DATASET SECTION
● ● ●
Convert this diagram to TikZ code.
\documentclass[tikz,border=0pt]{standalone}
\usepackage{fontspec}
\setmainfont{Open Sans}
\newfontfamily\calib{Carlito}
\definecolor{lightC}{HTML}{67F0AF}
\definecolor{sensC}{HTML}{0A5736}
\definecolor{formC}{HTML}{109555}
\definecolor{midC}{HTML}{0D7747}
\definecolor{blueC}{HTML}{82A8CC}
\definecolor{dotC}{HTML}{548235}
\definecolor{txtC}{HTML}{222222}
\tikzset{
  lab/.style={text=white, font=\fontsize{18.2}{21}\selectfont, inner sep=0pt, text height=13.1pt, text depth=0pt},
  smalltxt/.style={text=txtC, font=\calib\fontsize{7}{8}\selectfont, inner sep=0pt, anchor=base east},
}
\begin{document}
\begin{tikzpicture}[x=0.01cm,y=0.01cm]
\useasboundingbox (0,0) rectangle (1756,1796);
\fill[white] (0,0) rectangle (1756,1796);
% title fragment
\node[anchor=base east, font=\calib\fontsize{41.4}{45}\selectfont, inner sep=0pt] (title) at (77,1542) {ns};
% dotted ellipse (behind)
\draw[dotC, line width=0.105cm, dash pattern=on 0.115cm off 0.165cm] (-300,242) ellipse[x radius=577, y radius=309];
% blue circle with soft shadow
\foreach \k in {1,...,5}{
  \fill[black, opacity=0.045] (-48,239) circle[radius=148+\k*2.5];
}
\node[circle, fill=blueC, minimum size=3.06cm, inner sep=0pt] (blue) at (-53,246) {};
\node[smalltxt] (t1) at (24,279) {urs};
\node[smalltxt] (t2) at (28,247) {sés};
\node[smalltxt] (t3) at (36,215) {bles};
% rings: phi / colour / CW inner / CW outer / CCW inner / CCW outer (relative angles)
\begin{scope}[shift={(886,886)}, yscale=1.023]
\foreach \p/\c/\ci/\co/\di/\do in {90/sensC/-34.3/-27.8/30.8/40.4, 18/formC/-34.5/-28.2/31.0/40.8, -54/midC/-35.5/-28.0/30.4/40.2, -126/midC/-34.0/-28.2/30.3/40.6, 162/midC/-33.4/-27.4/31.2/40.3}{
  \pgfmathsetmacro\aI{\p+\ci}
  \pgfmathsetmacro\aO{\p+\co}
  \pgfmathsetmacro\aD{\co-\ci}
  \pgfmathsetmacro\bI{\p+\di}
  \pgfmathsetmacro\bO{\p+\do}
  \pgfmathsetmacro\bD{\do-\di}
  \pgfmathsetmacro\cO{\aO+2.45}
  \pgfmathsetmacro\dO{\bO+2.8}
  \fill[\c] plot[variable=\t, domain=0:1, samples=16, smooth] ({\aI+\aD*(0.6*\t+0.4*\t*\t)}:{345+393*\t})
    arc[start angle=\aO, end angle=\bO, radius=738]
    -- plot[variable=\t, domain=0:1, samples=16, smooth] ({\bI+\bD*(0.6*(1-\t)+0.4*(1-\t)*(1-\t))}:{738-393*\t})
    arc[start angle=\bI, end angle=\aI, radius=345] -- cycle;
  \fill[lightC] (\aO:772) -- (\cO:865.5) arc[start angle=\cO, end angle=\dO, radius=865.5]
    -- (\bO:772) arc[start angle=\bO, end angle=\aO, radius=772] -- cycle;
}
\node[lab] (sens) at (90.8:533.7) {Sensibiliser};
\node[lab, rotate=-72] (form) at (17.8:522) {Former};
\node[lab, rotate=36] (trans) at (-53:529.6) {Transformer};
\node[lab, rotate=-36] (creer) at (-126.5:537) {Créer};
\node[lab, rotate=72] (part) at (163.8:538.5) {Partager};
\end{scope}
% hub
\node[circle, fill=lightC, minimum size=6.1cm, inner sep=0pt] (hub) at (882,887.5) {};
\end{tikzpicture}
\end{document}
● ● ●
TASK INSTRUCTIONS
Make an exact copy of the data above.

RIGHT ANSWER
Convert this diagram to TikZ code.
\documentclass[tikz,border=0pt]{standalone}
\usepackage{fontspec}
\setmainfont{Open Sans}
\newfontfamily\calib{Carlito}
\definecolor{lightC}{HTML}{67F0AF}
\definecolor{sensC}{HTML}{0A5736}
\definecolor{formC}{HTML}{109555}
\definecolor{midC}{HTML}{0D7747}
\definecolor{blueC}{HTML}{82A8CC}
\definecolor{dotC}{HTML}{548235}
\definecolor{txtC}{HTML}{222222}
\tikzset{
  lab/.style={text=white, font=\fontsize{18.2}{21}\selectfont, inner sep=0pt, text height=13.1pt, text depth=0pt},
  smalltxt/.style={text=txtC, font=\calib\fontsize{7}{8}\selectfont, inner sep=0pt, anchor=base east},
}
\begin{document}
\begin{tikzpicture}[x=0.01cm,y=0.01cm]
\useasboundingbox (0,0) rectangle (1756,1796);
\fill[white] (0,0) rectangle (1756,1796);
% title fragment
\node[anchor=base east, font=\calib\fontsize{41.4}{45}\selectfont, inner sep=0pt] (title) at (77,1542) {ns};
% dotted ellipse (behind)
\draw[dotC, line width=0.105cm, dash pattern=on 0.115cm off 0.165cm] (-300,242) ellipse[x radius=577, y radius=309];
% blue circle with soft shadow
\foreach \k in {1,...,5}{
  \fill[black, opacity=0.045] (-48,239) circle[radius=148+\k*2.5];
}
\node[circle, fill=blueC, minimum size=3.06cm, inner sep=0pt] (blue) at (-53,246) {};
\node[smalltxt] (t1) at (24,279) {urs};
\node[smalltxt] (t2) at (28,247) {sés};
\node[smalltxt] (t3) at (36,215) {bles};
% rings: phi / colour / CW inner / CW outer / CCW inner / CCW outer (relative angles)
\begin{scope}[shift={(886,886)}, yscale=1.023]
\foreach \p/\c/\ci/\co/\di/\do in {90/sensC/-34.3/-27.8/30.8/40.4, 18/formC/-34.5/-28.2/31.0/40.8, -54/midC/-35.5/-28.0/30.4/40.2, -126/midC/-34.0/-28.2/30.3/40.6, 162/midC/-33.4/-27.4/31.2/40.3}{
  \pgfmathsetmacro\aI{\p+\ci}
  \pgfmathsetmacro\aO{\p+\co}
  \pgfmathsetmacro\aD{\co-\ci}
  \pgfmathsetmacro\bI{\p+\di}
  \pgfmathsetmacro\bO{\p+\do}
  \pgfmathsetmacro\bD{\do-\di}
  \pgfmathsetmacro\cO{\aO+2.45}
  \pgfmathsetmacro\dO{\bO+2.8}
  \fill[\c] plot[variable=\t, domain=0:1, samples=16, smooth] ({\aI+\aD*(0.6*\t+0.4*\t*\t)}:{345+393*\t})
    arc[start angle=\aO, end angle=\bO, radius=738]
    -- plot[variable=\t, domain=0:1, samples=16, smooth] ({\bI+\bD*(0.6*(1-\t)+0.4*(1-\t)*(1-\t))}:{738-393*\t})
    arc[start angle=\bI, end angle=\aI, radius=345] -- cycle;
  \fill[lightC] (\aO:772) -- (\cO:865.5) arc[start angle=\cO, end angle=\dO, radius=865.5]
    -- (\bO:772) arc[start angle=\bO, end angle=\aO, radius=772] -- cycle;
}
\node[lab] (sens) at (90.8:533.7) {Sensibiliser};
\node[lab, rotate=-72] (form) at (17.8:522) {Former};
\node[lab, rotate=36] (trans) at (-53:529.6) {Transformer};
\node[lab, rotate=-36] (creer) at (-126.5:537) {Créer};
\node[lab, rotate=72] (part) at (163.8:538.5) {Partager};
\end{scope}
% hub
\node[circle, fill=lightC, minimum size=6.1cm, inner sep=0pt] (hub) at (882,887.5) {};
\end{tikzpicture}
\end{document}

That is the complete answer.